What Does God Say About Shame?

And the thing is, I was doing it to myself; the shame was all coming from me. Not from my family and friends, who only wanted to help me in a difficult time in my life—and not from God.

In Isaiah 54, God speaks to the captive national of Israel as a barren woman who cannot bear children, which made one an outcast in those days:

“Do not fear, for you will not be ashamed;

Neither be disgraced, for you will not be put to shame;

For you will forget the shame of your youth,

And will not remember the reproach of your widowhood anymore.”

He could also be speaking to us. Even if we’re forsaken by others, God will never shame us or force us to relive the failings of the past. On the contrary, in His infinite forgiveness, He wants us to be lifted out of shame and made whole. Nothing we could do, no mistake we could make, is so shameful that it’s beyond His redemption—if we’re willing to accept it.
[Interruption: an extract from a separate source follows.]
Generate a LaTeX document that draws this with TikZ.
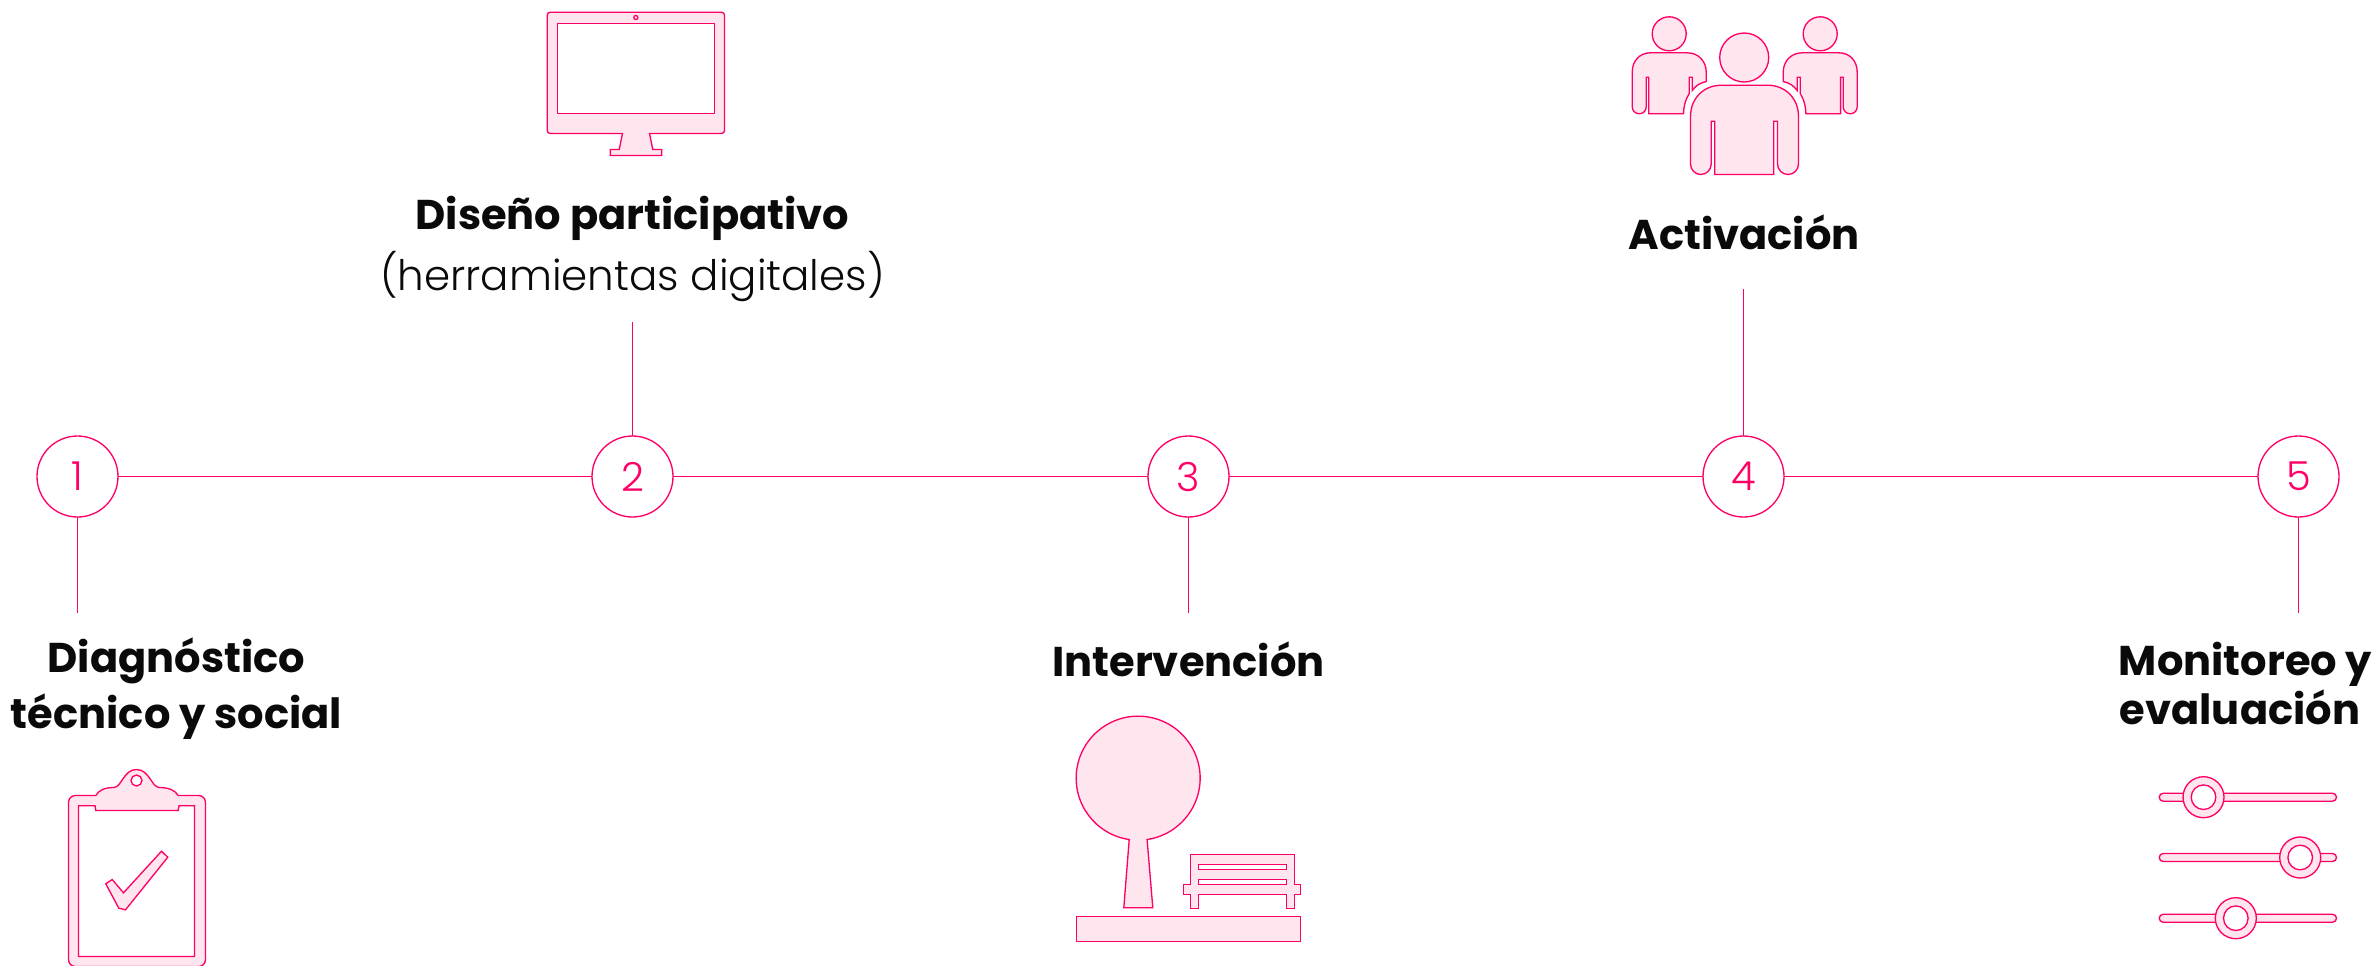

We Can’t Avoid Regret, But We Can Rise Above It

We are humans, we will sin, and we will make mistakes. The Bible accepts this as a fact of life many times over. We will regret giving into temptation, just as we will regret not doing things we know we should have.

But God has promised us we’re not alone even when these things happen. As my mother has often said, “God never puts a bigger burden on us than He knows we can carry.” Or, as First Corinthians puts it in chapter 10:

“No temptation has overtaken you that is not common to man. God is faithful, and he will not let you be tempted beyond your ability, but with the temptation he will also provide the way of escape, that you may be able to endure it.”

No temptation is so strong that God can’t help us rise above it—if we’re willing to accept that help. On the other hand, if all we do is sit and wallow in shame, we’ll never accept that help because we’re convinced we’re unworthy.

But God has already told us we’re worthy! The question is, will we believe Him?